Başkan Erdoğan, Papa 14. Leo’ya Gazze vurgusu yaptı

Cumhurbaşkanı Erdoğan, Papa 14. Leo’ya Gazze vurgusu yaptı

 Erdoğan ayrıca Filistin meselesine yönelik olarak, 'İnsanlık ailesi olarak Filistin halkına en büyük borcumuz adalettir.' ifadelerini kullandı.

NetHaberler  - ARA ÖZEL

Cumhurbaşkanı Recep Tayyip Erdoğan, Vatikan Devlet Başkanı Papa 14. Leo’yu Cumhurbaşkanlığı Külliyesi’nde resmi törenle karşıladı.

Cumhurbaşkanı Recep Tayyip Erdoğan'ın açıklamalarından satırbaşları: 

Katolik dünyasının ruhani lideri, Vatikan Devlet Başkanı Saygıdeğer Papa 14. Leo, ülkemizdeki diplomatik misyonların değerli temsilcileri, çok kıymetli misafirler, hanımefendiler, beyefendiler; sizleri şahsım, ülkem ve milletim adına en kalbi duygularımla, hürmetle selamlıyorum.

Saygıdeğer Papa 14. Leo'yu ve heyetini ülkemizde misafir etmekten büyük bir memnuniyet duyuyorum. Bir kez de sizlerin huzurunda kıymetli misafirimiz ve heyetine ülkemize hoş geldiniz diyorum. Kendilerinin göreve başladıktan sonra ilk yurt dışı seyahatini Türkiye'ye gerçekleştirmesini her bakımdan çok anlamlı buluyorum. Bu müstesna ziyaretin Türkiye ile Vatikan arasındaki köklü ilişkilerin dostluk, iş birliği ve karşılıklı anlayış temelinde güçlenmesine katkı sağlamasını canı gönülden temenni ediyorum. Başta bu salondan yansıyanlar olmak üzere ziyaret boyunca Türkiye'den verilecek mesajların Türk-İslam dünyasına, tüm Hristiyan coğrafyasına ulaşacağına, dünyada barış umutlarını daha da artıracağına yürekten inanıyorum.

"BU ZİYARETİN HAYIRLARA VESİLE OLMASINI DİLİYORUM"

Kıymetli misafirimizin ziyareti bölgesel ve küresel olaylar bağlamında son derece kritik bir zamana tekabül ediyor. İnsanlığın yön arayışının hızlandığı, küresel düzeyde belirsizliklerin arttığı, Asya'dan Afrika'ya, Latin Amerika'dan Doğu Avrupa'ya gerilimlerin tırmandığı bir dönemde gerçekleşen ziyaretin tüm insanlık için hayırlara vesile olmasını ümit ve arzu ediyorum.

Nitekim bugün verimli geçen ikili görüşmemizde küresel barışın ve istikrarın tesisi konusundaki gözlemlerimizi ve ortak beklentilerimizi paylaştık. İkili münasebetlerimizin yanı sıra insanlığın ortak vicdanını ilgilendiren güncel meseleleri ele aldık.

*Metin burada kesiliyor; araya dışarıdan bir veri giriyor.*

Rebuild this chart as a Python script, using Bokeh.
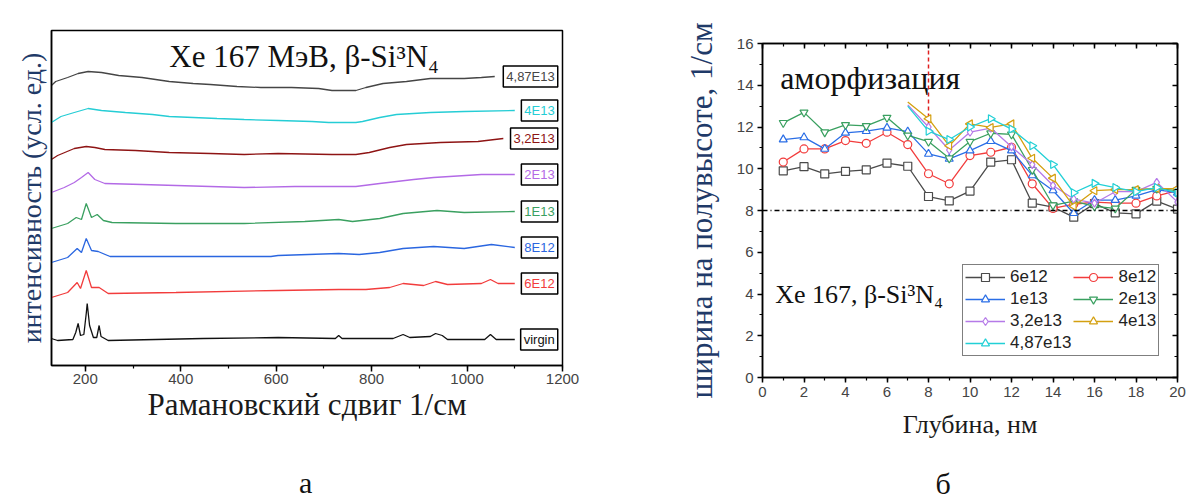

Göçe zorlanan insanlara sahip çıkmak kadar, insanları göçe zorlayan sebeplerin ortadan kaldırılmasının da önemine dikkat çektik. Çatışmalar, insani krizler, yoksulluk, adaletsizlik ve iklim değişikliği gibi küresel sınamalar karşısında barışı savunan, adaleti önceleyen, merhameti esas alan bir yaklaşım etrafında buluştuğumuzu görmekten şahsen büyük bir bahtiyarlık duydum.

"FARKLI KÜLTÜR VE İNANÇLAR ARASINDA İSTİSNAİ BİR KONUMA SAHİBİZ"

Kıymetli dostlar. Burada öncelikle bir hususun altını çizmek istiyorum. Türkiye olarak üç kıtanın kalbinde doğu ile batıyı birleştiren, farklı kültür ve inançlar arasında köprü olan istisnai bir konuma sahibiz. Biz her fırsatta vurguladığım gibi ilhamını çift başlı Selçuklu kartalından alan, yüzü ve yönü hem doğuya hem batıya dönük bir ülkeyiz. Bin yıldır vatanımız olan bu topraklarda her ırka, dine, mezhebe, kökene mensup insanlar hiçbir endişe, hiçbir baskı olmadan özgürce yaşamıştır.